◆ The task:
Every line from the one holding "Reproduce this chart" through the one holding "import * as" should be returned exactly, both included; the pictures should not.

◆ Information supplied:
_ _ _ _ _

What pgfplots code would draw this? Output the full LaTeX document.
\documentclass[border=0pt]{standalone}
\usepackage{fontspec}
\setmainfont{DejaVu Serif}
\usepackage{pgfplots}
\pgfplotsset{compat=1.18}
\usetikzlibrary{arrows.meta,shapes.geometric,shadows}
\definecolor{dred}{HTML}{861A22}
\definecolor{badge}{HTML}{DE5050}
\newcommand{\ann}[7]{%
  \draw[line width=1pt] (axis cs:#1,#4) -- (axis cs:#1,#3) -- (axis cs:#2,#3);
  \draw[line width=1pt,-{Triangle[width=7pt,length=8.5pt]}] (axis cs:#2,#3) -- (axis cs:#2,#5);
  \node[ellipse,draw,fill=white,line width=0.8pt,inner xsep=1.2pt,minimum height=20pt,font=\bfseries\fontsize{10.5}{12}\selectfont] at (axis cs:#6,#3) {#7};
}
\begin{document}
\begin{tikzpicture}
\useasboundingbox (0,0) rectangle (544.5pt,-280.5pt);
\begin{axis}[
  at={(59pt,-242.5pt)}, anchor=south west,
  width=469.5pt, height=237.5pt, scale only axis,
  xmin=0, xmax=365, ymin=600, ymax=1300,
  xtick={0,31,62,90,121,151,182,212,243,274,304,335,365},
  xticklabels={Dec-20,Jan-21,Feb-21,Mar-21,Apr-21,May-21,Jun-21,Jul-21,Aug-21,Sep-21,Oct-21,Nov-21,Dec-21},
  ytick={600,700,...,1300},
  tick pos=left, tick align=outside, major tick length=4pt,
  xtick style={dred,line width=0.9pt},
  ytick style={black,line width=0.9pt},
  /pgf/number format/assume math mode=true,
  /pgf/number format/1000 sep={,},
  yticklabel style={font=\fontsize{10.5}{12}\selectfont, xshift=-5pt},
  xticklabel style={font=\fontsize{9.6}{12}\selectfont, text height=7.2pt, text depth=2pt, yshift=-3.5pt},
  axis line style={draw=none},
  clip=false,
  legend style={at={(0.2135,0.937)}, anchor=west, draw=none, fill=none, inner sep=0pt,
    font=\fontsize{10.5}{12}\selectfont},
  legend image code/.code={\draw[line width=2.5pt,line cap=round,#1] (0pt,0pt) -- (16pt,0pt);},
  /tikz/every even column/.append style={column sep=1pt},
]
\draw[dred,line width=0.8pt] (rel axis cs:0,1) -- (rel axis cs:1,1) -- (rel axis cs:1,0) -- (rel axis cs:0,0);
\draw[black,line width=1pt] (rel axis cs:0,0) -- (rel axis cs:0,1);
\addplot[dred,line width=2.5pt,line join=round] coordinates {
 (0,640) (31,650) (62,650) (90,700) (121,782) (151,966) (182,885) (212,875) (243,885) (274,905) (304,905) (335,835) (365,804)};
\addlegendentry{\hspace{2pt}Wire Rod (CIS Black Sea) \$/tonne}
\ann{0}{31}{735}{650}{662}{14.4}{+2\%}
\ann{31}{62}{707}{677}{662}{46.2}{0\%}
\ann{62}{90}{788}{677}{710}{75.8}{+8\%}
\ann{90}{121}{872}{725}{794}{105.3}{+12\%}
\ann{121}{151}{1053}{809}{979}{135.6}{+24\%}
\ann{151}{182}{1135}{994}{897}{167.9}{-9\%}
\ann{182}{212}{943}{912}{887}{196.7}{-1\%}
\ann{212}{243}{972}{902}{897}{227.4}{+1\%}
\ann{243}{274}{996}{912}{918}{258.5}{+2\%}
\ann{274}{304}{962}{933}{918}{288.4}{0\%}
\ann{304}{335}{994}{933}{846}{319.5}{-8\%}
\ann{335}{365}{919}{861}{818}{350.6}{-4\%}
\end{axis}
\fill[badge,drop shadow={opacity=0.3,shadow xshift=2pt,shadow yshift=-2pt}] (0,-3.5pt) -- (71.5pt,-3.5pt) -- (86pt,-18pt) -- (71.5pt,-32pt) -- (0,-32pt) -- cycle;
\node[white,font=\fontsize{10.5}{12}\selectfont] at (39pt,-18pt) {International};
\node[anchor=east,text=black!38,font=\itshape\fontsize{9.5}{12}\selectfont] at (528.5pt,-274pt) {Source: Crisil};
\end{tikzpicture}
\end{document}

_ _ _ _ _

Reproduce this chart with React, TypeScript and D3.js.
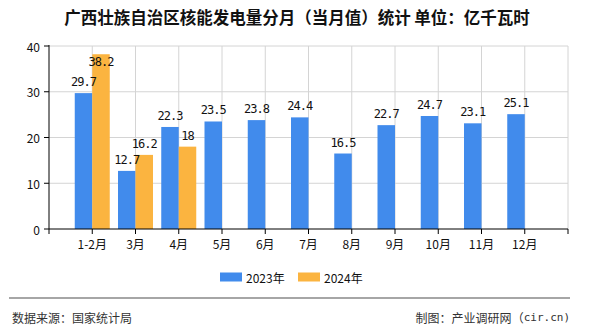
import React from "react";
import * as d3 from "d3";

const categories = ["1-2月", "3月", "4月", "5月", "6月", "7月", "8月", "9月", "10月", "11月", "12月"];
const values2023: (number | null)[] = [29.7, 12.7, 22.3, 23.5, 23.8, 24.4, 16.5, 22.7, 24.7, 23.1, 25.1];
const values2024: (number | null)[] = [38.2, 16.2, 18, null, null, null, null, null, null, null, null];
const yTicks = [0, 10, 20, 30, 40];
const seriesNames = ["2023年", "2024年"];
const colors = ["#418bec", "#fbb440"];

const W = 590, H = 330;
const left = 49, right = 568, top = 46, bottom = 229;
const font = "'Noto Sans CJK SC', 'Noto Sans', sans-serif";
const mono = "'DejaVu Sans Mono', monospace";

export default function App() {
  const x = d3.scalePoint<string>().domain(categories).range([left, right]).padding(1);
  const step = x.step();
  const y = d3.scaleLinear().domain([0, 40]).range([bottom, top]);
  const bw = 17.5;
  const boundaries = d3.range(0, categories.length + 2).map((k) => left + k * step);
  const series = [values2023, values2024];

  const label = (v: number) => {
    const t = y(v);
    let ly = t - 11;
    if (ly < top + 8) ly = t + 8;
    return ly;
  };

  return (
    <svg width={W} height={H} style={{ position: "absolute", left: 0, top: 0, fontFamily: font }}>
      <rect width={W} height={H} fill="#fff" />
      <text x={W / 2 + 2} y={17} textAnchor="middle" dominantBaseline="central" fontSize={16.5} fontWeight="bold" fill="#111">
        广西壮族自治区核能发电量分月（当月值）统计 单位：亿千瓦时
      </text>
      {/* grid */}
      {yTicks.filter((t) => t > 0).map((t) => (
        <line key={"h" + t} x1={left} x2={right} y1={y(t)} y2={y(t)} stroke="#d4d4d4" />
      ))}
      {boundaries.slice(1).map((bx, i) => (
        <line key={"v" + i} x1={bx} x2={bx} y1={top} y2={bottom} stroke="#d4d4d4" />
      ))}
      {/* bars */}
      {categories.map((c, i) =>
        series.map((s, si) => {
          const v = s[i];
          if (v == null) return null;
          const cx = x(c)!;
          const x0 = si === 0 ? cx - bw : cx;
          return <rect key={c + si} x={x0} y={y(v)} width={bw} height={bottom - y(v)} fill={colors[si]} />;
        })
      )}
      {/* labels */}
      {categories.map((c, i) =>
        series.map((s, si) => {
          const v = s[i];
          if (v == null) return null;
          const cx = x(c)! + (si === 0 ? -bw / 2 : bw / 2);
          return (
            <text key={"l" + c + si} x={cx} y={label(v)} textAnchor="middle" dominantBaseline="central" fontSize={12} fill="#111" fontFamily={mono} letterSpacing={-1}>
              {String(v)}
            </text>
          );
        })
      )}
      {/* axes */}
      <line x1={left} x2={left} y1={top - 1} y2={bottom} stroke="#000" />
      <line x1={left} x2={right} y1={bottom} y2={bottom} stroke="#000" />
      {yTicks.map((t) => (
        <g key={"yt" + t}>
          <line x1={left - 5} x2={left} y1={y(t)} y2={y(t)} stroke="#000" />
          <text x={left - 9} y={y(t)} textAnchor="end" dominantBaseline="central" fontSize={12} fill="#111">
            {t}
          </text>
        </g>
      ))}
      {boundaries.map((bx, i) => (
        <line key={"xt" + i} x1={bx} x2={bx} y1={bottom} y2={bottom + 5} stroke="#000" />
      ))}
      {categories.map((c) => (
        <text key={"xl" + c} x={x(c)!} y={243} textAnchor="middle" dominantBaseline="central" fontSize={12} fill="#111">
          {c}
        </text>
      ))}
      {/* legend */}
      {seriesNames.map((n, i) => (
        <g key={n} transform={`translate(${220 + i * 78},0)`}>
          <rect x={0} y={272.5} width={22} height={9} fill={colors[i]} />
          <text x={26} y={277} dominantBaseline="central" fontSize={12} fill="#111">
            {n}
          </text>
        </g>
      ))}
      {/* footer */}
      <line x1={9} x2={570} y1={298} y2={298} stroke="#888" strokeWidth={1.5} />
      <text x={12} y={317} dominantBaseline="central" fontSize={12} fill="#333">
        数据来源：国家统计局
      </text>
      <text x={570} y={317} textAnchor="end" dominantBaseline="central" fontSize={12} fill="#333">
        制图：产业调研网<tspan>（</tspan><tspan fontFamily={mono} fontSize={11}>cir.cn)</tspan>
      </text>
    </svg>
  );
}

_ _ _ _ _

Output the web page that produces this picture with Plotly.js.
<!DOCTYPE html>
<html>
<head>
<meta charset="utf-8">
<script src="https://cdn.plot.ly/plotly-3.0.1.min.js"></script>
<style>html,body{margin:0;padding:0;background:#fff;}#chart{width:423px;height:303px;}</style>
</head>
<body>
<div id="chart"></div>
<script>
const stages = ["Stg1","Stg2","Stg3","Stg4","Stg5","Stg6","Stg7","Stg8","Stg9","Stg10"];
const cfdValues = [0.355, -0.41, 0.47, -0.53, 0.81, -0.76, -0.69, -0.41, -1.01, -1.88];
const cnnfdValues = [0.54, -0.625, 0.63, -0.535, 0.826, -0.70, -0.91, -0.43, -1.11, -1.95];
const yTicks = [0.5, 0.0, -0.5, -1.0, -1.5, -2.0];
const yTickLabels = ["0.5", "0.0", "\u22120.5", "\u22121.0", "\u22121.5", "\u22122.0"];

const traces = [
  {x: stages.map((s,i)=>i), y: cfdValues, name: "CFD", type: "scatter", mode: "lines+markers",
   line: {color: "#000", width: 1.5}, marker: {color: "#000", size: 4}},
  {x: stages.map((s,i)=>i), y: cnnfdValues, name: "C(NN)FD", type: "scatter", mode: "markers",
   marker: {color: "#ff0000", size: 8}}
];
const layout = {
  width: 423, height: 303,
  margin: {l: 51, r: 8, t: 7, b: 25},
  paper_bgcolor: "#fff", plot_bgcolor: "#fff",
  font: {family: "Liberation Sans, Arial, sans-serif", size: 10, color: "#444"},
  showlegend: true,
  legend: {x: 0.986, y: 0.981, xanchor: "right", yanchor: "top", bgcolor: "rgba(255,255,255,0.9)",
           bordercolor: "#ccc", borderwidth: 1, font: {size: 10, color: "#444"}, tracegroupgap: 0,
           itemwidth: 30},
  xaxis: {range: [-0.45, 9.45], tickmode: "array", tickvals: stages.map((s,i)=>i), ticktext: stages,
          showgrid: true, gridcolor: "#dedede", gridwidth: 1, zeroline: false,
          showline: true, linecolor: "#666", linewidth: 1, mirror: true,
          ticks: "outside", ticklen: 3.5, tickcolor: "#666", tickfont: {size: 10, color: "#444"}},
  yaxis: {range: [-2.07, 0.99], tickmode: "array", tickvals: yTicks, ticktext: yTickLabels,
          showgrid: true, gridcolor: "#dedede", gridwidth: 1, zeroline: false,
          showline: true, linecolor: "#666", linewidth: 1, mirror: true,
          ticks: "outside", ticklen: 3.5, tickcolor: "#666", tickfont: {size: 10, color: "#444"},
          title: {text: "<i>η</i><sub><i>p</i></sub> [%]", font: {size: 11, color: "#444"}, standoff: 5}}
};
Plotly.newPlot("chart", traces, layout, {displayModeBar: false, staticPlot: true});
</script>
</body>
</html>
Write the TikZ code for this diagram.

_ _ _ _ _

◆ Finished task:
Reproduce this chart with React, TypeScript and D3.js.
import React from "react";
import * as d3 from "d3";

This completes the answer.